■ **What is expected**
Reproduce the listing below word for word, with no pictures.

■ **Data provided**
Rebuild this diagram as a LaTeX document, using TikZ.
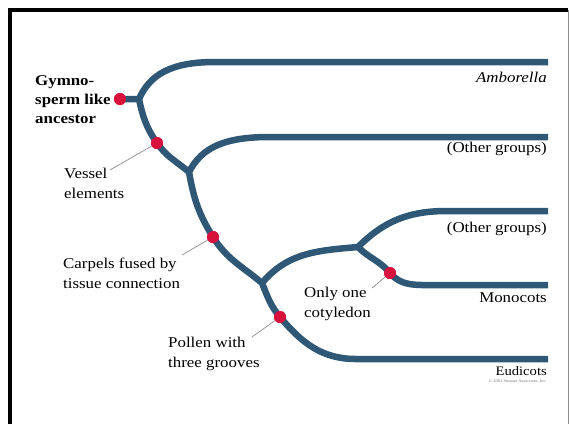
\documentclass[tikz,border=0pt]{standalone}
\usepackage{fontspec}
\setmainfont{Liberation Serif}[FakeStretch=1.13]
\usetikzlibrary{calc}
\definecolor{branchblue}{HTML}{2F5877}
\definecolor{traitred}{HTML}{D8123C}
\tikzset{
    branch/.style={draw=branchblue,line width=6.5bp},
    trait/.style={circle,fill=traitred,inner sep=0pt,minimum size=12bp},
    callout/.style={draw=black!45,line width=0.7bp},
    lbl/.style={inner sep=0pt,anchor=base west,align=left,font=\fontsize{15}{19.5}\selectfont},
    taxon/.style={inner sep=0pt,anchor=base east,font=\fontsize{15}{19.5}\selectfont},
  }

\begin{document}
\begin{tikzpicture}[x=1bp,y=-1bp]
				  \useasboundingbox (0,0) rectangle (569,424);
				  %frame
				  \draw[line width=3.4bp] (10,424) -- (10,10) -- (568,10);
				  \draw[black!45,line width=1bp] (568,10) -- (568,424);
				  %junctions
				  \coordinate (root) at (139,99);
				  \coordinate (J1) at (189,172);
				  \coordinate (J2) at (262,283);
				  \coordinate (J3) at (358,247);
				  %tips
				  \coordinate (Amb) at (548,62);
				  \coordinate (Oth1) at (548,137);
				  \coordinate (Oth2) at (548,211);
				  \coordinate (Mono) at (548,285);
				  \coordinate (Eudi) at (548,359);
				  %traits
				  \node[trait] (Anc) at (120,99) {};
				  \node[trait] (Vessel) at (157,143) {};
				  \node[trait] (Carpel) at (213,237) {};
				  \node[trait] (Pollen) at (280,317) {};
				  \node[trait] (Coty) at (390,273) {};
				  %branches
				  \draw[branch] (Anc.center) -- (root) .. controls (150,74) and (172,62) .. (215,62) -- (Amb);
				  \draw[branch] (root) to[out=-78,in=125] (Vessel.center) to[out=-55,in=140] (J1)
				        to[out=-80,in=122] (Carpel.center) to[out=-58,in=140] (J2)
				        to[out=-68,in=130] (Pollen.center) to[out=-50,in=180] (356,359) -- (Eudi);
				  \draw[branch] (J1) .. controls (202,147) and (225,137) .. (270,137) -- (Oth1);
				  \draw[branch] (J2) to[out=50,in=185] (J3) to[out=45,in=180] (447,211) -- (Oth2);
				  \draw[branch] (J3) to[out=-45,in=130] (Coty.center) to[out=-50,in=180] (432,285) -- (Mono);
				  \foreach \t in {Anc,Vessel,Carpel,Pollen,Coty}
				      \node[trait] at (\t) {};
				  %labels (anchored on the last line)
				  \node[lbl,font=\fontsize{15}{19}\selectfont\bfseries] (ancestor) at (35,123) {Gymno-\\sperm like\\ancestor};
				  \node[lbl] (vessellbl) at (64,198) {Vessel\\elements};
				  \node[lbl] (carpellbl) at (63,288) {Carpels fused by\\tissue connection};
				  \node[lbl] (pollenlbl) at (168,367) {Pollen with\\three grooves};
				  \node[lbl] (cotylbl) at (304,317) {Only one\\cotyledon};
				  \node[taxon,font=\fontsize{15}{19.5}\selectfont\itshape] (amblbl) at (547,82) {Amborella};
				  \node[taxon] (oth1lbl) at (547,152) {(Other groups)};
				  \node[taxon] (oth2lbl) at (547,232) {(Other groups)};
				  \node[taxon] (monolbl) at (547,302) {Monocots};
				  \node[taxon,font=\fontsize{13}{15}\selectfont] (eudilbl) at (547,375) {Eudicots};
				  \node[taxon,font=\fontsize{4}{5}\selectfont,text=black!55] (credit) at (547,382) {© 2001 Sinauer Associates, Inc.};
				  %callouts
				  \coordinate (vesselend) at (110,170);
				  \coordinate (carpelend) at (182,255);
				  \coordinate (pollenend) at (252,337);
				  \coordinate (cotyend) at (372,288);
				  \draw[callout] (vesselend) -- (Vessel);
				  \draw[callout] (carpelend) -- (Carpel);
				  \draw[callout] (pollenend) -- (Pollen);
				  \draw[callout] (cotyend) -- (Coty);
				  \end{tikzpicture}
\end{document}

■ **Response**
Rebuild this diagram as a LaTeX document, using TikZ.
\documentclass[tikz,border=0pt]{standalone}
\usepackage{fontspec}
\setmainfont{Liberation Serif}[FakeStretch=1.13]
\usetikzlibrary{calc}
\definecolor{branchblue}{HTML}{2F5877}
\definecolor{traitred}{HTML}{D8123C}
\tikzset{
    branch/.style={draw=branchblue,line width=6.5bp},
    trait/.style={circle,fill=traitred,inner sep=0pt,minimum size=12bp},
    callout/.style={draw=black!45,line width=0.7bp},
    lbl/.style={inner sep=0pt,anchor=base west,align=left,font=\fontsize{15}{19.5}\selectfont},
    taxon/.style={inner sep=0pt,anchor=base east,font=\fontsize{15}{19.5}\selectfont},
  }

\begin{document}
\begin{tikzpicture}[x=1bp,y=-1bp]
				  \useasboundingbox (0,0) rectangle (569,424);
				  %frame
				  \draw[line width=3.4bp] (10,424) -- (10,10) -- (568,10);
				  \draw[black!45,line width=1bp] (568,10) -- (568,424);
				  %junctions
				  \coordinate (root) at (139,99);
				  \coordinate (J1) at (189,172);
				  \coordinate (J2) at (262,283);
				  \coordinate (J3) at (358,247);
				  %tips
				  \coordinate (Amb) at (548,62);
				  \coordinate (Oth1) at (548,137);
				  \coordinate (Oth2) at (548,211);
				  \coordinate (Mono) at (548,285);
				  \coordinate (Eudi) at (548,359);
				  %traits
				  \node[trait] (Anc) at (120,99) {};
				  \node[trait] (Vessel) at (157,143) {};
				  \node[trait] (Carpel) at (213,237) {};
				  \node[trait] (Pollen) at (280,317) {};
				  \node[trait] (Coty) at (390,273) {};
				  %branches
				  \draw[branch] (Anc.center) -- (root) .. controls (150,74) and (172,62) .. (215,62) -- (Amb);
				  \draw[branch] (root) to[out=-78,in=125] (Vessel.center) to[out=-55,in=140] (J1)
				        to[out=-80,in=122] (Carpel.center) to[out=-58,in=140] (J2)
				        to[out=-68,in=130] (Pollen.center) to[out=-50,in=180] (356,359) -- (Eudi);
				  \draw[branch] (J1) .. controls (202,147) and (225,137) .. (270,137) -- (Oth1);
				  \draw[branch] (J2) to[out=50,in=185] (J3) to[out=45,in=180] (447,211) -- (Oth2);
				  \draw[branch] (J3) to[out=-45,in=130] (Coty.center) to[out=-50,in=180] (432,285) -- (Mono);
				  \foreach \t in {Anc,Vessel,Carpel,Pollen,Coty}
				      \node[trait] at (\t) {};
				  %labels (anchored on the last line)
				  \node[lbl,font=\fontsize{15}{19}\selectfont\bfseries] (ancestor) at (35,123) {Gymno-\\sperm like\\ancestor};
				  \node[lbl] (vessellbl) at (64,198) {Vessel\\elements};
				  \node[lbl] (carpellbl) at (63,288) {Carpels fused by\\tissue connection};
				  \node[lbl] (pollenlbl) at (168,367) {Pollen with\\three grooves};
				  \node[lbl] (cotylbl) at (304,317) {Only one\\cotyledon};
				  \node[taxon,font=\fontsize{15}{19.5}\selectfont\itshape] (amblbl) at (547,82) {Amborella};
				  \node[taxon] (oth1lbl) at (547,152) {(Other groups)};
				  \node[taxon] (oth2lbl) at (547,232) {(Other groups)};
				  \node[taxon] (monolbl) at (547,302) {Monocots};
				  \node[taxon,font=\fontsize{13}{15}\selectfont] (eudilbl) at (547,375) {Eudicots};
				  \node[taxon,font=\fontsize{4}{5}\selectfont,text=black!55] (credit) at (547,382) {© 2001 Sinauer Associates, Inc.};
				  %callouts
				  \coordinate (vesselend) at (110,170);
				  \coordinate (carpelend) at (182,255);
				  \coordinate (pollenend) at (252,337);
				  \coordinate (cotyend) at (372,288);
				  \draw[callout] (vesselend) -- (Vessel);
				  \draw[callout] (carpelend) -- (Carpel);
				  \draw[callout] (pollenend) -- (Pollen);
				  \draw[callout] (cotyend) -- (Coty);
				  \end{tikzpicture}
\end{document}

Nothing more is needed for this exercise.